Before I’d ever read any of his books, I admired Walter Tevis for his range. Tevis is mostly known for four novels which have now all been adapted quite successfully. The Hustler, and it’s sequel The Color of Money, are about a great pool player. The Queen’s Gambit, as anyone with a Netflix account can tell you, is about a female chess champion. And then there’s The Man Who Fell to Earth. Adapted into a movie starring David Bowie, it tells the story of an extraterrestrial arriving on Earth with a detailed plan.
Thomas Jerome Newton, as he calls himself, lands in Kentucky with fifty gold rings to pawn off and the blueprints for dozens of technological innovations that will revolutionize life on Earth. His goal? To earn enough money to build a spaceship that can make it back to his home planet and ferry more of his kind off their dying planet and back to Earth.
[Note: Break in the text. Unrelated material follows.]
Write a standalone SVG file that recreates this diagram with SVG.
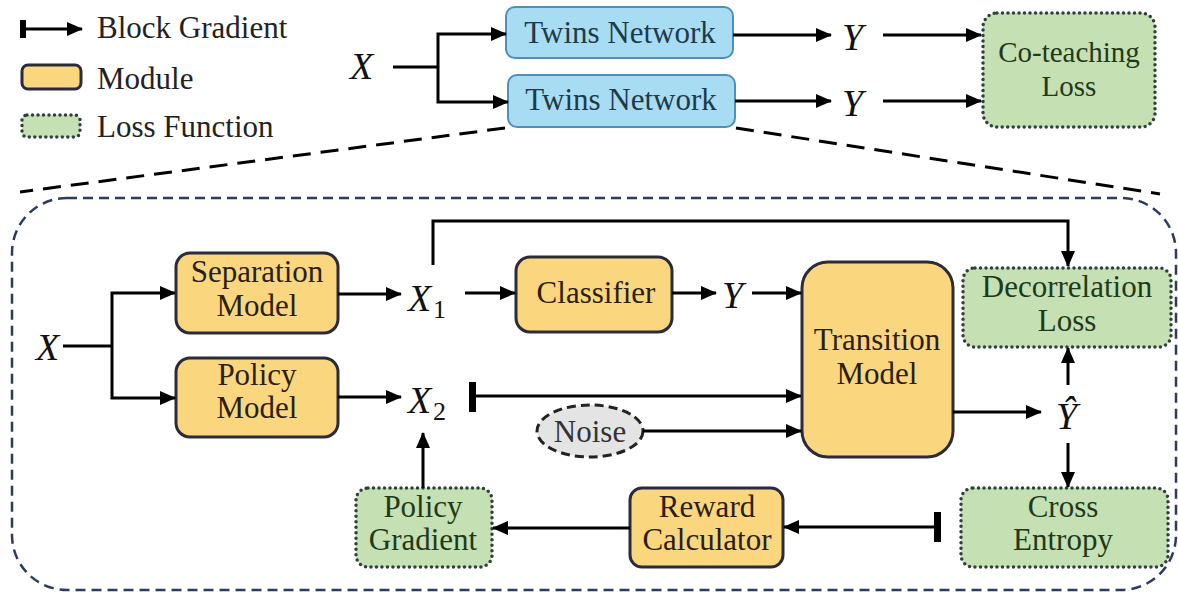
<svg xmlns="http://www.w3.org/2000/svg" width="1178" height="596" viewBox="0 0 1178 596" font-family="Liberation Serif, Times New Roman, serif">
<defs>
<marker id="ah" markerWidth="16" markerHeight="14" refX="15" refY="7" orient="auto" markerUnits="userSpaceOnUse">
<path d="M0,0 L16,7 L0,14 Z" fill="#000"/>
</marker>
<style>
text{font-family:'Liberation Serif','Times New Roman',serif}
.t{font-size:31px;text-anchor:middle}
.lg{font-size:31px;fill:#222}
.m{font-style:italic;font-size:38px;fill:#111}
.sub{font-size:26px;fill:#111}
.mod{fill:#fad77f;stroke:#2b2b3b;stroke-width:3}
.loss{fill:#c5e0b3;stroke:#2e3f3f;stroke-width:3.5;stroke-dasharray:0 5.5;stroke-linecap:round}
.tw{fill:#a8dcf3;stroke:#4f8fb8;stroke-width:2}
.mt{fill:#2a2010}
.lt{fill:#1f3a1a}
.twt{fill:#1d3a4a}
.c{fill:none;stroke:#000;stroke-width:3}
.ca{fill:none;stroke:#000;stroke-width:3;marker-end:url(#ah)}
.bar{fill:#000}
</style>
</defs>
<rect width="1178" height="596" fill="#fff"/>

<g id="legend">
<rect class="bar" x="20" y="20" width="6" height="18"/>
<line class="ca" x1="23" y1="29" x2="82" y2="29"/>
<text class="lg" x="97" y="38">Block Gradient</text>
<rect class="mod" x="22" y="65" width="59" height="24" rx="6"/>
<text class="lg" x="97" y="89">Module</text>
<rect class="loss" x="22" y="115" width="58" height="22" rx="5"/>
<text class="lg" x="97" y="137">Loss Function</text>
</g>

<g id="zoom-lines" fill="none" stroke="#000" stroke-width="3" stroke-dasharray="18 10">
<line x1="505" y1="128" x2="20" y2="192"/>
<line x1="736" y1="128" x2="1160" y2="194"/>
</g>

<g id="detail-frame">
<rect x="12" y="198" width="1164" height="392" rx="55" fill="none" stroke="#2d3b5c" stroke-width="2.5" stroke-dasharray="10 6"/>
</g>

<g id="top-X"><text class="m" x="350" y="79">X</text></g>
<g id="twins1"><rect class="tw" x="506" y="7" width="227" height="51" rx="9"/><text class="t twt" x="620" y="43">Twins Network</text></g>
<g id="twins2"><rect class="tw" x="508" y="75" width="227" height="52" rx="9"/><text class="t twt" x="621" y="110">Twins Network</text></g>
<g id="top-Y1"><text class="m" x="842" y="50">Y</text></g>
<g id="top-Y2"><text class="m" x="842" y="116">Y</text></g>
<g id="coteaching"><rect class="loss" x="983" y="13" width="172" height="114" rx="14"/><text class="t lt" x="1069" y="62" style="font-size:29px">Co-teaching</text><text class="t lt" x="1069" y="96" style="font-size:29px">Loss</text></g>

<g id="in-X"><text class="m" x="36" y="360">X</text></g>
<g id="separation"><rect class="mod" x="176" y="253" width="162" height="80" rx="14"/><text class="t mt" x="257" y="282">Separation</text><text class="t mt" x="257" y="316">Model</text></g>
<g id="policy"><rect class="mod" x="176" y="358" width="162" height="79" rx="14"/><text class="t mt" x="257" y="385">Policy</text><text class="t mt" x="257" y="418">Model</text></g>
<g id="X1"><text class="m" x="408" y="311">X</text><text class="sub" x="433" y="318">1</text></g>
<g id="X2"><text class="m" x="408" y="413">X</text><text class="sub" x="433" y="420">2</text></g>
<g id="classifier"><rect class="mod" x="516" y="257" width="156" height="75" rx="14"/><text class="t mt" x="596" y="303">Classifier</text></g>
<g id="in-Y"><text class="m" x="722" y="308">Y</text></g>
<g id="noise"><ellipse cx="590" cy="431" rx="53" ry="26" fill="#e4e4e4" stroke="#222" stroke-width="3" stroke-dasharray="9 5"/><text class="t" x="590" y="442" fill="#333">Noise</text></g>
<g id="transition"><rect class="mod" x="802" y="262" width="151" height="195" rx="26"/><text class="t mt" x="877" y="350">Transition</text><text class="t mt" x="877" y="384">Model</text></g>
<g id="decorrelation"><rect class="loss" x="963" y="268" width="208" height="79" rx="12"/><text class="t lt" x="1067" y="297">Decorrelation</text><text class="t lt" x="1067" y="331">Loss</text></g>
<g id="Yhat"><text class="m" x="1056" y="429">Ŷ</text></g>
<g id="crossentropy"><rect class="loss" x="961" y="488" width="207" height="79" rx="12"/><text class="t lt" x="1063" y="517">Cross</text><text class="t lt" x="1063" y="550">Entropy</text></g>
<g id="reward"><rect class="mod" x="630" y="488" width="153" height="79" rx="12"/><text class="t mt" x="707" y="517">Reward</text><text class="t mt" x="707" y="550">Calculator</text></g>
<g id="policygradient"><rect class="loss" x="356" y="488" width="136" height="79" rx="12"/><text class="t lt" x="423" y="517">Policy</text><text class="t lt" x="423" y="550">Gradient</text></g>

<g id="connectors">
<path class="c" d="M393,67 H438"/>
<path class="ca" d="M438,67 V34 H506"/>
<path class="ca" d="M438,67 V102 H508"/>
<line class="ca" x1="733" y1="35" x2="831" y2="35"/>
<line class="ca" x1="735" y1="101" x2="831" y2="101"/>
<line class="ca" x1="883" y1="35" x2="981" y2="35"/>
<line class="ca" x1="883" y1="101" x2="981" y2="101"/>

<path class="c" d="M63,346 H112"/>
<path class="ca" d="M112,346 V293 H175"/>
<path class="ca" d="M112,346 V398 H175"/>
<line class="ca" x1="338" y1="294" x2="401" y2="294"/>
<line class="ca" x1="338" y1="397" x2="401" y2="397"/>
<path class="ca" d="M433,265 V221 H1068 V266"/>
<line class="ca" x1="465" y1="293" x2="515" y2="293"/>
<line class="ca" x1="672" y1="293" x2="716" y2="293"/>
<line class="ca" x1="752" y1="293" x2="801" y2="293"/>
<rect class="bar" x="469" y="382" width="7" height="30"/>
<line class="ca" x1="472" y1="396" x2="801" y2="396"/>
<line class="ca" x1="643" y1="431" x2="801" y2="431"/>
<line class="ca" x1="953" y1="412" x2="1041" y2="412"/>
<line class="ca" x1="1068" y1="385" x2="1068" y2="348"/>
<line class="ca" x1="1068" y1="443" x2="1068" y2="487"/>
<rect class="bar" x="934" y="512" width="7" height="30"/>
<line class="ca" x1="937" y1="527" x2="784" y2="527"/>
<line class="ca" x1="630" y1="528" x2="493" y2="528"/>
<line class="ca" x1="423" y1="488" x2="423" y2="433"/>
</g>
</svg>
Tevis sets his story in the then-future 1980s where shortages and recessions have had a terrible impact on life on Earth, even as scientific advances have continued. Much of the food is synthetic, and “real” items can be expensive. Parts of the globe have gone dark, completely cutting off communication with the West. Nuclear destruction is an imminent threat.
It’s a bleak time, and though he tries to stay above it all, that bleakness takes its toll on Thomas Jerome Newton too. As the world learns about Newton and his plan, Tevis takes the story in some pretty dark directions, as Newton and the humans he encounters wonder if the world is even worth saving, after all.